Wednesday, February 4, 2009

Lam and Picasso

As a young man living in Cuba in the early fifties I came in contact with the 30's generation of Cuban painters. A cut above all of them as far as fame was concerned stood Wifredo Lam. He left Spain at the collapse of the war in 1938 and arrived in Paris armed with aletter of recommendation to Picasso. Already influenced by African art as can be witnessed in the Demoselles de Avignon and possesing a large collection of African primitive sculpture Picasso was charmed by the AfroCuban roots of Lam's work. Picasso's and Lam's work of those periods are quite akin in their celebration of the primitive, the mysterious.

Lam was referred by Picasso to Andre Breton and soon was integrated to the surrealist movement of that time.



Thus, similarities in Lam and Picasso of the 30's abound. Nevertheless there is a persistent tendency in museum curators to show Lam and Matta side by side. I personally saw this happen in the Houston Menil Collection years ago.

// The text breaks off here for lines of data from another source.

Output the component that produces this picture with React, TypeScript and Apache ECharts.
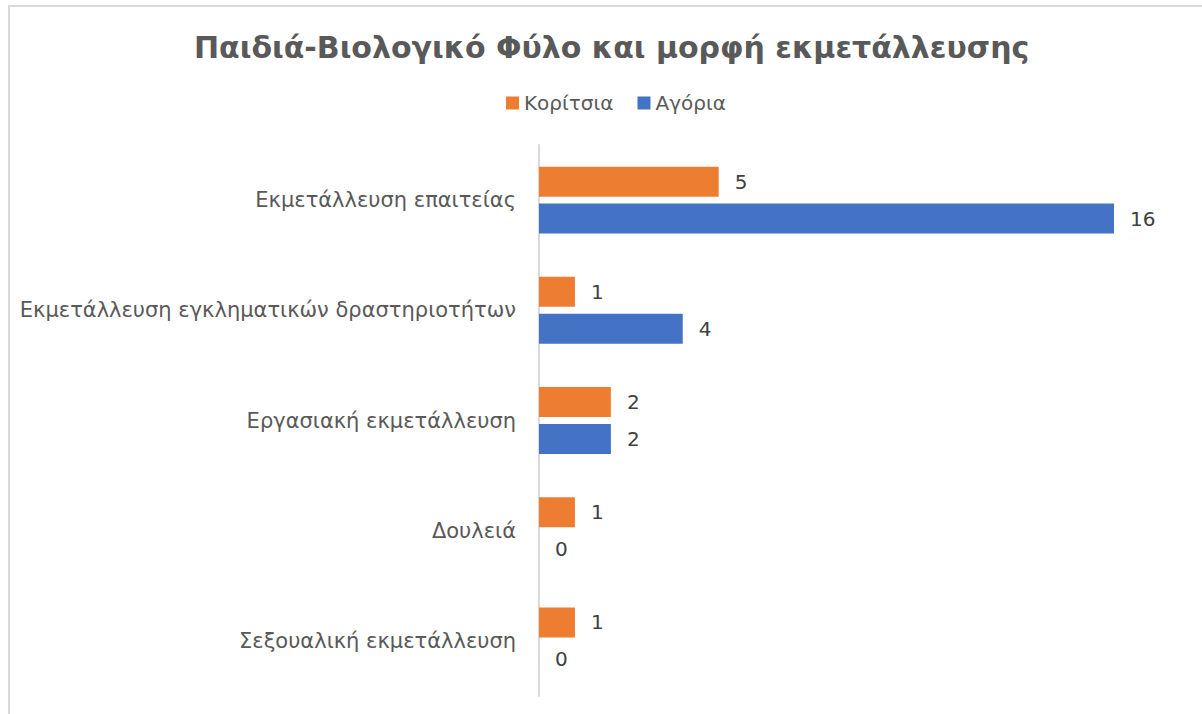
import React, { useEffect, useRef } from "react";
import * as echarts from "echarts";

const categories = [
  "Εκμετάλλευση επαιτείας",
  "Εκμετάλλευση εγκληματικών δραστηριοτήτων",
  "Εργασιακή εκμετάλλευση",
  "Δουλειά",
  "Σεξουαλική εκμετάλλευση",
];
const girls = [5, 1, 2, 1, 1];
const boys = [16, 4, 2, 0, 0];
const seriesNames = ["Κορίτσια", "Αγόρια"];
const titleText = "Παιδιά-Βιολογικό Φύλο και μορφή εκμετάλλευσης";

const FONT = "'DejaVu Sans', 'Open Sans', sans-serif";

export default function App() {
  const ref = useRef<HTMLDivElement>(null);
  useEffect(() => {
    if (!ref.current) return;
    const chart = echarts.init(ref.current, undefined, { renderer: "svg" });
    const label = {
      show: true,
      position: "right" as const,
      distance: 16,
      color: "#404040",
      fontSize: 20,
      fontFamily: FONT,
    };
    chart.setOption({
      animation: false,
      backgroundColor: "#ffffff",
      title: {
        text: titleText,
        left: 189,
        top: 27,
        textStyle: { color: "#595959", fontSize: 30, fontWeight: "bold", fontFamily: FONT },
      },
      legend: {
        data: seriesNames,
        top: 88,
        left: 501,
        itemWidth: 13,
        itemHeight: 13,
        itemGap: 24,
        itemStyle: { borderWidth: 0 },
        icon: "rect",
        textStyle: { color: "#595959", fontSize: 20, fontFamily: FONT },
      },
      graphic: [
        {
          type: "rect",
          shape: { x: 9, y: 6, width: 1300, height: 800 },
          style: { fill: "none", stroke: "#d9d9d9", lineWidth: 2 },
          silent: true,
        },
      ],
      grid: { left: 539, right: 88, top: 145, bottom: 18, containLabel: false },
      xAxis: {
        type: "value",
        min: 0,
        max: 16,
        show: false,
        splitLine: { show: false },
      },
      yAxis: {
        type: "category",
        data: categories,
        inverse: true,
        axisLine: { show: true, lineStyle: { color: "#d9d9d9", width: 2 } },
        axisTick: { show: false },
        axisLabel: {
          color: "#595959",
          fontSize: 21,
          fontFamily: FONT,
          margin: 23,
        },
      },
      series: [
        {
          name: seriesNames[0],
          type: "bar",
          data: girls,
          barWidth: 30,
          barGap: "23%",
          itemStyle: { color: "#ED7D31" },
          label,
        },
        {
          name: seriesNames[1],
          type: "bar",
          data: boys,
          barWidth: 30,
          itemStyle: { color: "#4472C4" },
          label,
        },
      ],
    });
    return () => chart.dispose();
  }, []);
  return (
    <div
      ref={ref}
      style={{ position: "fixed", left: 0, top: 0, width: 1202, height: 714 }}
    />
  );
}
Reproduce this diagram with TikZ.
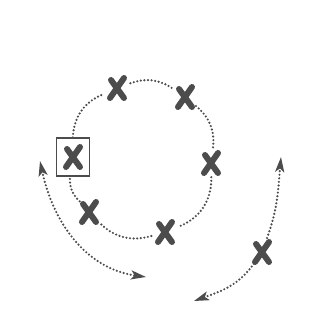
\documentclass[tikz,border=0pt]{standalone}
\usetikzlibrary{arrows.meta}

\definecolor{ink}{gray}{0.3}

\begin{document}
\begin{tikzpicture}[x=1bp,y=1bp,
  >={Stealth[length=15bp,width=9bp,inset=3.5bp]},
  spot/.style={circle,minimum size=28bp,inner sep=0pt},
  boxed/.style={draw=ink,line width=1.1bp,minimum width=33bp,minimum height=38bp,inner sep=0pt},
  dots/.style={ink,line width=2.4bp,line cap=round,dash pattern=on 0bp off 3.6bp},
  stroke/.style={ink,line width=6bp,line cap=round}]

  \useasboundingbox (0,0) rectangle (328,321);

  % marks on the ring
  \node[spot] (x1) at (117,233) {};
  \node[spot] (x2) at (185,224) {};
  \node[spot] (x3) at (211,158) {};
  \node[boxed] (x4) at (73,164) {};
  \node[spot] (x5) at (89,109) {};
  \node[spot] (x6) at (165,89) {};
  % mark on the outer path
  \node[spot] (x7) at (262,69) {};

  % free ends of the outer paths
  \coordinate (la) at (40,160);
  \coordinate (lb) at (146,44);
  \coordinate (ra) at (281,164);
  \coordinate (rb) at (194,20);

  % the crosses
  \foreach \n in {x1,x2,x3,x4,x5,x6,x7} {
    \draw[stroke] ([shift={(7bp,10bp)}]\n.center) -- ([shift={(-7bp,-10bp)}]\n.center);
    \draw[stroke] ([shift={(-6bp,8bp)}]\n.center) -- ([shift={(7bp,-10bp)}]\n.center);
  }

  % dotted ring
  \draw[dots] (x1) to[bend left=27] (x2);
  \draw[dots] (x2) to[bend left=29] (x3);
  \draw[dots] (x3) to[bend left=35] (x6);
  \draw[dots] (x6) to[bend left=31] (x5);
  \draw[dots] (x5) to[bend left=25] (x4);
  \draw[dots] (x4) to[bend left=33] (x1);

  % outer paths
  \draw[dots,<->] (la) to[out=-78,in=172] (lb);
  \draw[dots,<-] (ra) to[out=-95,in=70] (x7);
  \draw[dots,->] (x7) to[out=-125,in=20] (rb);

\end{tikzpicture}
\end{document}
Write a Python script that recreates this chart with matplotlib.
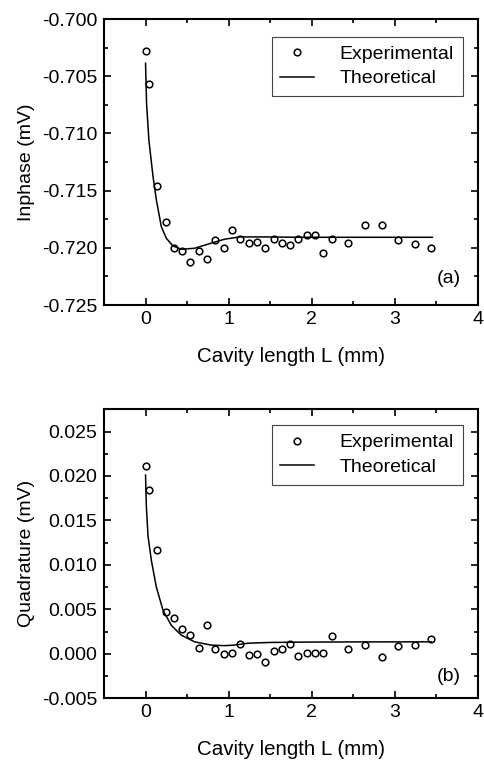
import matplotlib
matplotlib.use("Agg")
import matplotlib.pyplot as plt
from matplotlib.ticker import MultipleLocator, FormatStrFormatter

plt.rcParams['font.family'] = ['Liberation Sans', 'DejaVu Sans']
plt.rcParams['axes.unicode_minus'] = False

# Experimental data
L_exp = [0.0, 0.04, 0.14, 0.24, 0.34, 0.44, 0.54, 0.64, 0.74, 0.84, 0.94, 1.04,
         1.14, 1.24, 1.34, 1.44, 1.54, 1.64, 1.74, 1.84, 1.94, 2.04, 2.14, 2.24,
         2.44, 2.64, 2.84, 3.04, 3.24, 3.44]
inphase_exp = [-0.70277, -0.70568, -0.71462, -0.71775, -0.72000, -0.72026, -0.72124,
               -0.72026, -0.72095, -0.71934, -0.72000, -0.71844, -0.71919, -0.71954,
               -0.71948, -0.72006, -0.71925, -0.71954, -0.71974, -0.71919, -0.71884,
               -0.71884, -0.72046, -0.71925, -0.71954, -0.71803, -0.71803, -0.71936,
               -0.71965, -0.72006]
quad_exp = [0.0211, 0.0184, 0.0117, 0.00469, 0.00405, 0.00277, 0.00214, 0.00071,
            0.00322, 0.00049, -0.00007, 0.00015, 0.00116, -0.00015, -0.00004,
            -0.00090, 0.00030, 0.00060, 0.00109, -0.00019, 0.00011, 0.00015,
            0.00011, 0.00206, 0.00056, 0.00101, -0.00041, 0.00086, 0.00101, 0.00165]

# Theoretical curves
L_th_a = [0.0, 0.012, 0.04, 0.09, 0.13, 0.19, 0.25, 0.33, 0.43, 0.59, 0.81, 0.95,
          1.13, 1.45, 1.85, 2.5, 3.45]
inphase_th = [-0.70387, -0.70737, -0.71058, -0.71378, -0.71582, -0.71816, -0.71917,
              -0.71984, -0.72013, -0.72004, -0.71955, -0.71925, -0.71905, -0.71905,
              -0.71908, -0.71908, -0.71908]
L_th_b = [0.0, 0.01, 0.03, 0.07, 0.13, 0.21, 0.31, 0.43, 0.59, 0.79, 0.95, 1.05,
          1.24, 1.5, 1.9, 2.5, 3.44]
quad_th = [0.0201, 0.0165, 0.0132, 0.0105, 0.0075, 0.0049, 0.0032, 0.0021, 0.00135,
           0.00098, 0.00092, 0.00097, 0.00120, 0.00128, 0.00132, 0.00134, 0.00135]

labels = ["Experimental", "Theoretical"]
ylabels = ["Inphase (mV)", "Quadrature (mV)"]
xlabel = "Cavity length L (mm)"
panel_tags = ["(a)", "(b)"]

FS = 14
fig = plt.figure(figsize=(4.84, 7.60), dpi=100)
ax_a = fig.add_axes([104/484, 1-305/760, 374/484, 286/760])
ax_b = fig.add_axes([104/484, 1-698.3/760, 374/484, 289/760])


def style(ax, ylim, ymajor, yminor, ylabel, tag, tag_y, leg_anchor):
    ax.set_xlim(-0.5, 4)
    ax.set_ylim(*ylim)
    ax.xaxis.set_major_locator(MultipleLocator(1))
    ax.xaxis.set_minor_locator(MultipleLocator(0.5))
    ax.yaxis.set_major_locator(MultipleLocator(ymajor))
    ax.yaxis.set_minor_locator(MultipleLocator(yminor))
    ax.yaxis.set_major_formatter(FormatStrFormatter('%.3f'))
    ax.xaxis.set_major_formatter(FormatStrFormatter('%d'))
    ax.tick_params(which='both', direction='in', top=True, right=True,
                   labelsize=FS, width=1.2)
    ax.tick_params(which='major', length=5)
    ax.tick_params(which='minor', length=3)
    ax.tick_params(axis='y', pad=5)
    ax.tick_params(axis='x', pad=4)
    for s in ax.spines.values():
        s.set_linewidth(1.5)
    ax.set_xlabel(xlabel, fontsize=14.8, labelpad=14)
    ax.set_ylabel(ylabel, fontsize=14, labelpad=5)
    ax.text(0.955, tag_y, tag, transform=ax.transAxes, ha='right', va='center',
            fontsize=FS)
    leg = ax.legend(loc='upper right', bbox_to_anchor=leg_anchor, borderaxespad=0,
                    fontsize=FS, frameon=True, fancybox=False, framealpha=1,
                    edgecolor='#444444', handlelength=1.75, handletextpad=1.3,
                    labelspacing=0.35, borderpad=0.45)
    leg.get_frame().set_linewidth(0.8)


ax_a.plot(L_exp, inphase_exp, linestyle='none', marker='o', markersize=4.8,
          markerfacecolor='white', markeredgecolor='black', markeredgewidth=1.1,
          label=labels[0])
ax_a.plot(L_th_a, inphase_th, color='black', linewidth=1.1, label=labels[1])
style(ax_a, (-0.725, -0.700), 0.005, 0.0025, ylabels[0], panel_tags[0], 0.094,
      ((462.7-104)/374, (305-36.7)/286))

ax_b.plot(L_exp, quad_exp, linestyle='none', marker='o', markersize=4.8,
          markerfacecolor='white', markeredgecolor='black', markeredgewidth=1.1,
          label=labels[0])
ax_b.plot(L_th_b, quad_th, color='black', linewidth=1.1, label=labels[1])
style(ax_b, (-0.005, 0.0275), 0.005, 0.0025, ylabels[1], panel_tags[1], 0.077,
      ((462.7-104)/374, (698.3-425)/289))

fig.savefig("out.png", dpi=100)
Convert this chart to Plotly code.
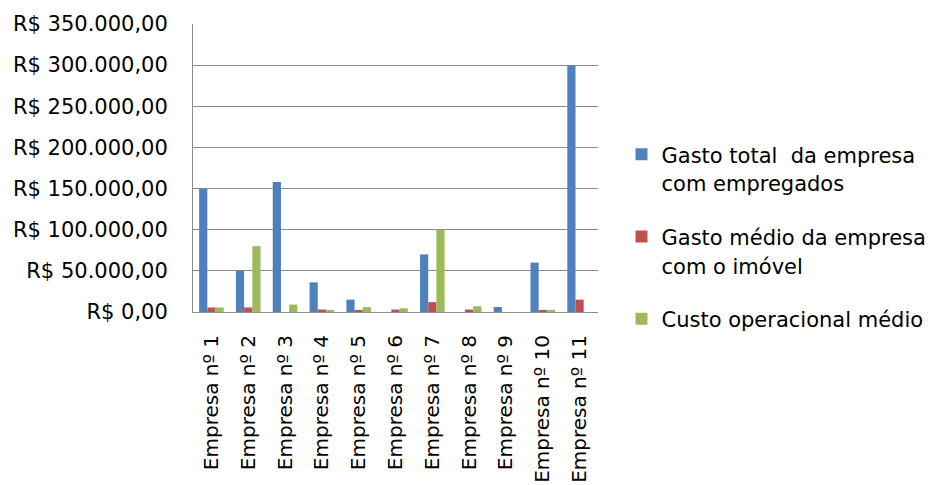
import plotly.graph_objects as go

categories = [f"Empresa nº {i}" for i in range(1, 12)]
series_names = [
    "Gasto total  da empresa<br>com empregados",
    "Gasto médio da empresa<br>com o imóvel",
    "Custo operacional médio",
]
gasto_total = [150000, 50000, 158000, 36000, 15000, 0, 70000, 0, 6000, 60000, 300000]
gasto_imovel = [5500, 5500, 0, 3000, 2500, 3000, 12000, 3000, 0, 2500, 15000]
custo_operacional = [5500, 80000, 9000, 2500, 6000, 4500, 100000, 7000, 0, 2500, 0]
colors = ["#4F81BD", "#C0504D", "#9BBB59"]

FONT = "DejaVu Sans"
fig = go.Figure()
for i, (name, vals) in enumerate(zip(series_names, [gasto_total, gasto_imovel, custo_operacional])):
    label = "<br>".join(f"<span style='font-size:21px'>{part}</span>" for part in name.split("<br>"))
    fig.add_trace(go.Bar(x=categories, y=vals, name=label, marker_color=colors[i],
                         marker_line_width=0, legendgroup=f"g{i}"))

fig.update_layout(
    width=937, height=485,
    margin=dict(l=193, r=339, t=24, b=173, autoexpand=False),
    plot_bgcolor="white", paper_bgcolor="white",
    separators=",.",
    barmode="group", bargap=0.333, bargroupgap=0,
    font=dict(family=FONT, size=21, color="#000000"),
    showlegend=True,
    legend=dict(x=1.058, xanchor="left", y=0.62, yanchor="top",
                valign="top", tracegroupgap=22,
                font=dict(family=FONT, size=22, color="#000000")),
)
fig.update_yaxes(range=[0, 350000], dtick=50000, tickprefix="R$ ", tickformat=",.2f",
                 showgrid=True, gridcolor="#8C8C8C", gridwidth=1,
                 showline=True, linecolor="#8C8C8C", linewidth=1,
                 zeroline=False, ticks="", ticklabelstandoff=20, automargin=False)
fig.update_xaxes(tickangle=-90, showline=True, linecolor="#8C8C8C", linewidth=1,
                 ticks="", showgrid=False, ticklabelstandoff=14, automargin=False,
                 tickfont=dict(family=FONT, size=20, color="#000000"))

fig.write_html("out.html")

Lam and Matta may have a superficial similarity in their brush strokes but Lam speaks of the primitive and harks back to the intuitive, mysterious, the personal innermost regions of the soul of man and Matta speaks of industrialization and modernism. To rationalize grouping them as Surrealist betrays the most inexact of appraisals of these artists' works.



As a coda to this comment, the Cuban School of painting of the 30s to the 50s was often referred to as Picasso in the tropics.